I have tried to call my mother every day for the last five.
She does not pick me up.
She is languishing in bed and melancholic.
Though she does not call it this: melancholy.
She no longer has the words or the imagination or even perhaps the ability to consider herself with such introspection.
She just says, ‘I’m not feeling very well today’.
She picks up my sister’s calls. Her sister’s.
But not mine.
Sorry, I couldn’t think who Anthea was.
My father’s memory disappeared long ago. Then mine. My brother’s will be next I think as she is sometimes uncertain as to who he is to her, who he is to us. Then my sister, then hers and last of all, her dead parents. For there is still the memory of her mother. And India.

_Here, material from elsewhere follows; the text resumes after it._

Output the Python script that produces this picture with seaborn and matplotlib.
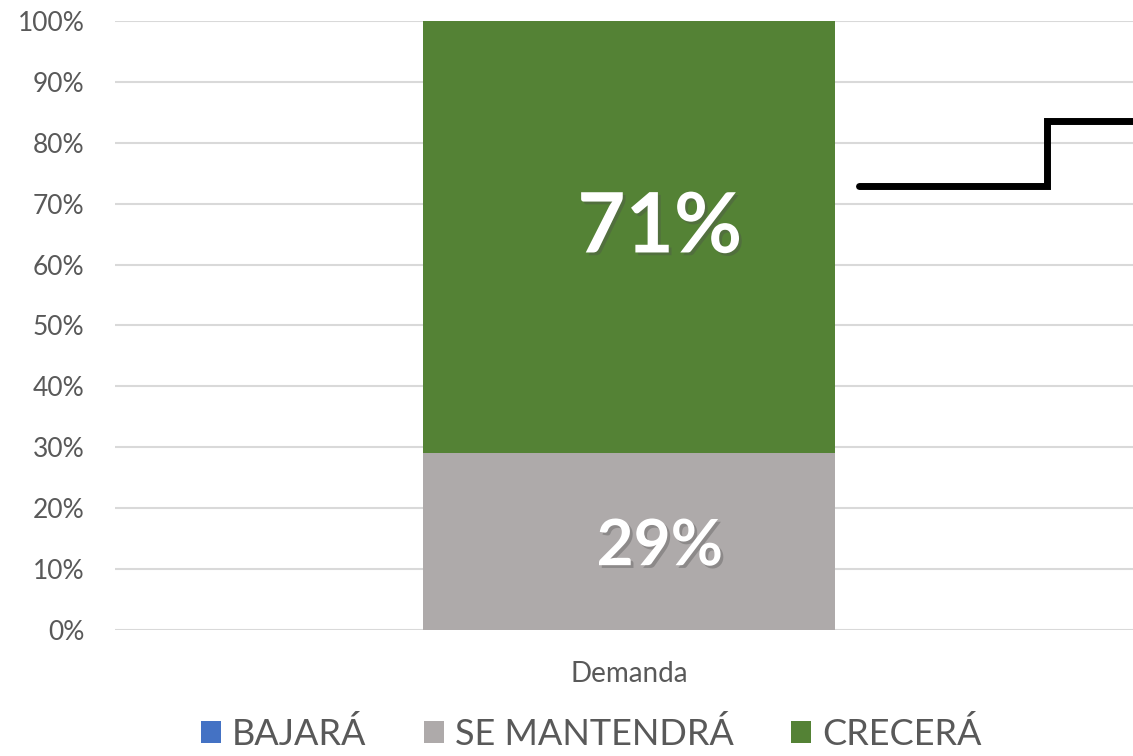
import matplotlib
matplotlib.use("Agg")
import matplotlib.pyplot as plt
import matplotlib.patheffects as pe
from matplotlib.patches import Patch
import seaborn as sns
import pandas as pd

# Data
categories = ["Demanda"]
series = ["BAJARÁ", "SE MANTENDRÁ", "CRECERÁ"]
bajara = [0]
mantendra = [29]
crecera = [71]
colors = ["#4472C4", "#AEAAAA", "#548235"]

# black step line drawn to the right of the bar (x in category units, y in %)
step_x = [0.224, 0.407, 0.407, 0.52]
step_y = [72.9, 72.9, 83.6, 83.6]

sns.set_theme(style="white")
plt.rcParams["font.family"] = ["Lato", "DejaVu Sans"]

df = pd.DataFrame({"cat": categories, "BAJARÁ": bajara,
                   "SE MANTENDRÁ": mantendra, "CRECERÁ": crecera})
df["top2"] = df["BAJARÁ"] + df["SE MANTENDRÁ"]
df["top3"] = df["top2"] + df["CRECERÁ"]

fig = plt.figure(figsize=(11.33, 7.56), dpi=100)
ax = fig.add_axes([0.1015, 0.1667, 0.9073, 0.8055])

# stacked bars drawn back to front
for col, c in zip(["top3", "top2", "BAJARÁ"], colors[::-1]):
    sns.barplot(data=df, x="cat", y=col, color=c, width=0.4, saturation=1,
                linewidth=0, ax=ax, zorder=3)

ax.set_xlim(-0.5, 0.5)
ax.set_ylim(0, 100)
ax.set_yticks(range(0, 101, 10))
ax.set_yticklabels([f"{v}%" for v in range(0, 101, 10)], fontsize=19,
                   color="#595959")
ax.tick_params(axis="x", labelsize=20, labelcolor="#595959", pad=22, length=0)
ax.tick_params(axis="y", length=0, pad=22)
ax.set_xlabel("")
ax.set_ylabel("")
ax.grid(axis="y", color="#D9D9D9", linewidth=1.5, zorder=0)
for s in ax.spines.values():
    s.set_visible(False)

# value labels
shadow = [pe.SimplePatchShadow(offset=(2, -2), alpha=0.35), pe.Normal()]
ax.text(0.03, mantendra[0] / 2, f"{mantendra[0]}%", ha="center",
        va="center_baseline", color="white", fontsize=46, fontweight="bold",
        path_effects=shadow, zorder=5)
ax.text(0.03, mantendra[0] + crecera[0] / 2 + 2.5, f"{crecera[0]}%",
        ha="center", va="center_baseline", color="white", fontsize=60,
        fontweight="bold", path_effects=shadow, zorder=5)

ax.plot(step_x, step_y, color="black", linewidth=5, solid_joinstyle="miter",
        zorder=4, clip_on=False)

handles = [Patch(facecolor=c, edgecolor="none") for c in colors]
fig.legend(handles, series, loc="lower center", bbox_to_anchor=(0.522, -0.036),
           ncol=3, frameon=False, fontsize=26, handlelength=0.55,
           handleheight=0.55, handletextpad=0.3, columnspacing=1.6,
           labelcolor="#595959")

fig.savefig("out.png", dpi=100)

Dementia is a hand on a blackboard eraser, it sweeps back over time so that memories disintegrate and fall, chalky as dust, to the floor where they are swept away to nothingness.

My morning was ridiculously, brutally, beautifully blue.
So that as I stood on the top of the farm and looked west towards Meru the sky was swept entirely clean. Not a cloud. Only the moon, like a disc of communion bread. Papery-white. I remember the sensation of the sacrament dissolving on my tongue until there was nothing left.
My religion has abandoned me.
My mother’s memory has abandoned her.
Once upon a time she’d have urged me to mass. And I’d have gone, out of a sense of duty. More to her than any god.
Sometimes I stood beside her in quiet churches with vaulted ceilings so that the sounds of a congregation settling or their soaring voices collecting were amplified, drifted outside to wintery streets.
And sometimes I was seized by such a sense of peace.
Perhaps I should have kept the faith?